Ludovic Lagrange : Si le froid a dominé au cours de ce mois d’avril c’est en raison, comme on l’a vu précédemment, de la présence de hautes pressions (situation de blocage) sur les Iles britanniques qui ont véhiculé sur le pays cet air froid arctique. Mais si ces hautes pressions ont contribué à faire dégringoler les températures, elles ont également fait barrage aux perturbations. Résultat : les pluies ont été très déficitaires. Et cette absence de pluie s’observe depuis le début du printemps météorologique, c’est à dire depuis début mars.

"Le déficit de pluie atteint 60 à 90% sur les régions de la moitié Nord et de l'Ouest"

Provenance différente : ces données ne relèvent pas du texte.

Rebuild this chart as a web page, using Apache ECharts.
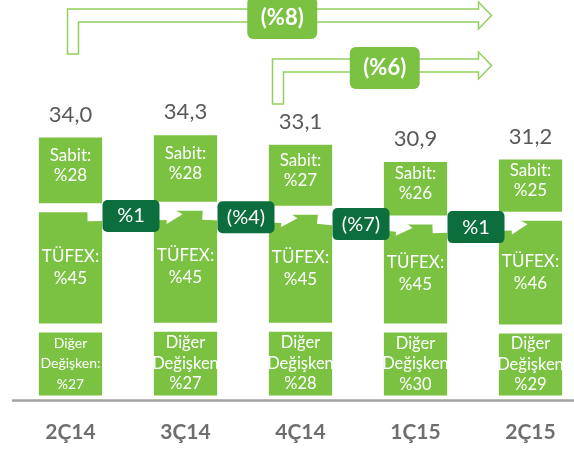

Les déficits de pluie sont particulièrement importants du Sud-Ouest en remontant vers le Poitou et l’Orléanais. La Rochelle n’a reçu depuis début mars que 2,6 mm tandis qu’elle totalise plus de 260 heures d’ensoleillement. L’Ouest et le Centre sont particulièrement concernés et seule la PACA tire son épingle du jeu avec des cumuls proches des normales. Au final, sur les régions de la moitié Nord et de l’Ouest, le déficit atteint 60 à 90% et ce sont les régions de l’Ouest au Centre qui sont le plus touchées par ce déficit de pluies (Finistère, Poitou-Charentes le Bordelais et l’Orléanais).

La conséquence directe est l’installation progressive d’une sécheresse superficielle des sols, avec une quantité d’eau nécessaire à la croissance des végétaux très déficitaire.

Quelles sont les tendances météo pour les prochains jours ?

Ludovic Lagrange : Les perspectives ne sont pas très bonnes pour ces prochains jours pour la moitié Nord, qui devrait rester sous l’influence continentale sèche (hormis quelques rares averses) tandis que les régions de la moitié Sud pourraient être arrosées par des averses à caractère orageux avec peu d’eau en perspective… Tous ces évènements nous rappellent la nécessité d’adapter notre agriculture au changement climatique.